Les foyers ainsi saisis sur le vif ont bien sûr
accepté le regard extérieur de la
caméra pendant de nombreux mois. Pour cela, il a fallu
négocier un accord précis avec chaque
participant-e-s. Le travail de la réalisatrice
résidait dès lors à choisir ses
moments, sur plusieurs années, et à enregistrer
de nombreuses scènes de la vie quotidienne. Une
enquête de longue haleine qui privilégie
l’espace commun des foyers (de nombreuses scènes
dans les cuisines et livings; bien peu dans les chambres à
coucher)!

L’unité de lieu – l’immeuble
des «Stroumpfs» ¬–
découle d’un parti pris. Pour Fabienne Abramovich,
le quartier, l’environnement sociologique, les
activités extérieures des protagonistes importent
peu. Le lien qu’elle traque se tisse en effet
en-deçà de telles contingences: abstrait de son
contexte, il est approché dans son
«corps», dans sa substance première.
Est-ce vraiment possible?
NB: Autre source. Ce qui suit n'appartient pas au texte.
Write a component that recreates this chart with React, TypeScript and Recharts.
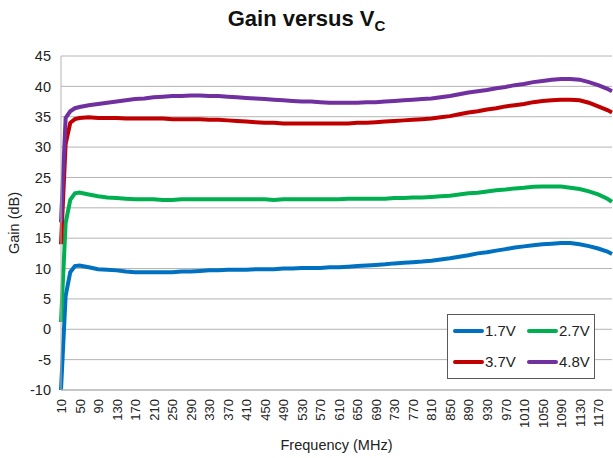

Difficile à dire. Le spectateur y
répondra pour lui-même.

On notera enfin une grande cohérence dans le choix
systématique d’un cadrage respectueux et discret,
visant toujours au plus près l’interaction entre
parents et enfants. Le montage joue ensuite un rôle
décisif dans la construction du récit: il est
envisagé à la façon d’un
puzzle, chaque pièce étant
sélectionnée avec le plus grand soin et
disposée «à sa place» pour
bâtir cette épure du lien familial en devenir que
la réalisatrice veut donner à voir.

«Liens de sang» se présente ainsi sans
artifices. Pas de commentaires en voix off pour guider le public par la
main. Celui-ci est invité à regarder vivre
plusieurs familles, à les écouter se parler au
quotidien, et à percevoir, au-delà de mille
petits défauts de communication, ce qui fait
qu’elles construisent ensemble une partie de leur destin.